= Henry Wilkinson (1610–1675) =

English clergyman

Henry Wilkinson (1610–1675) was an English clergyman, in the Commonwealth period a canon of Christ Church, Oxford, Lady Margaret Professor of Divinity, and member of the Westminster Assembly. Later he was a nonconformist preacher.

==Life==
He was born at Waddesdon, Buckinghamshire, on 4 March 1610 to a clerical family.

He matriculated at Magdalen Hall, Oxford, on 14 February 1623, aged 12, graduated B.A. on 25 November 1626, M.A. on 11 June 1629, and B.D. on 16 November 1638. He preached in and about Oxford; for a sermon attacking some of the ceremonies of the church, preached at St. Mary's on 6 September 1640, Wilkinson was suspended from his divinity lecture, and from all his priestly functions in the university until he should recant. He appealed to the Long parliament, and in December 1640 was restored by the committee of religion of that body, who ordered the sermon to be printed.

Subsequently, Wilkinson moved to London, was appointed minister of St. Faith's under St. Paul's, chosen a member of the Westminster Assembly, and in 1645 became rector of St. Dunstan's-in-the-East. In 1646 he was one of the six preachers despatched by the Long parliament to Oxford, where he was chosen senior fellow of Magdalen, and deputed a parliamentary visitor. On 12 April 1648 he was appointed canon of Christ Church on the expulsion of Dr. Thomas Iles. He was created D.D. on 24 July 1649, and elected Lady Margaret professor of divinity on 12 July 1652, which office he filled until 1662. In 1654 he served on the commission for ejecting scandalous ministers from Oxfordshire.

He was known in Oxford as 'Long Harry' or 'senior' to distinguish him from another Henry Wilkinson (1616–1690) known as 'Dean Harry'.

After the Restoration he was ejected from his professorship by the king's commissioners and left Oxford. Wilkinson preached first at All Hallows, Lombard Street, and afterwards at Clapham. A conventicle of sixty or more persons to whom he was preaching was broken up at Camberwell in August 1665. After the 'indulgence' he took out a licence on 2 April 1672 for his house or the schoolhouse at Clapham to be a presbyterian meeting-house.
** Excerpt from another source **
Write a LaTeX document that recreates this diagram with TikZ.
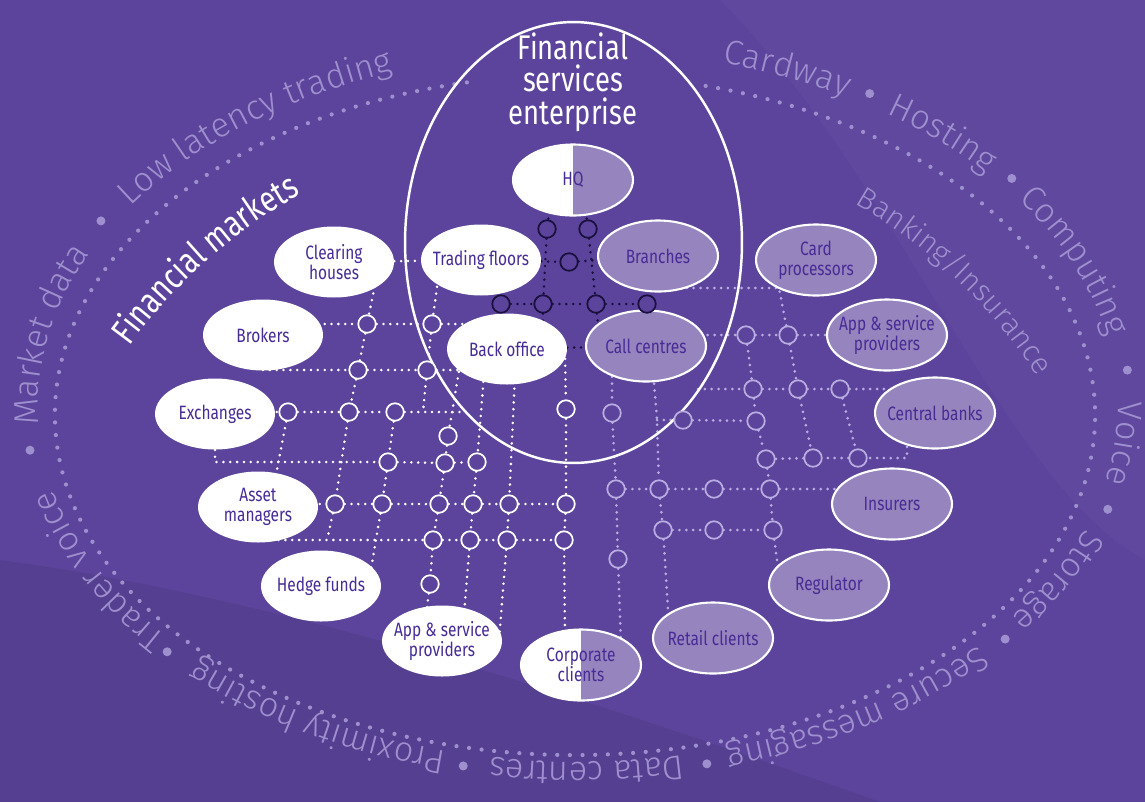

He was well known around London as a preacher.

He died on 5 June 1675, either at Deptford or Putney. His body was conducted by many hundreds of persons to Drapers' Hall, and thence to its burial in St. Dunstan's Church.

==Works==
Some of his sermons were published in Samuel Annesley's Morning Exercise, 1661, and Supplement, 1674 (republished in 1844). He also wrote Babylons ruine, Jerusalems rising in 1643.

==Family==
He was the son of Henry Wilkinson ("the elder") (1566–1647), by his wife Sarah Wake. His father, who was elected fellow of Merton College, Oxford, in 1586, was created B.D. on 7 July 1597, and was from 1601 till his death on 19 March 1647 rector of Waddesdon. He was chosen one of the Westminster divines in 1643; he published A Catechism (4th edit. London, 1637), and The Debt Book, or a Treatise upon Rom. xiii. 8 (London, 1625). By his wife Sarah, daughter of Arthur Wake of Salcey Forest, Northamptonshire, and sister of Sir Isaac Wake, he had six sons and three daughters.

According to Anthony à Wood Henry married 'a woman called the lady Carr,' and in his will he mentions one son and two daughters.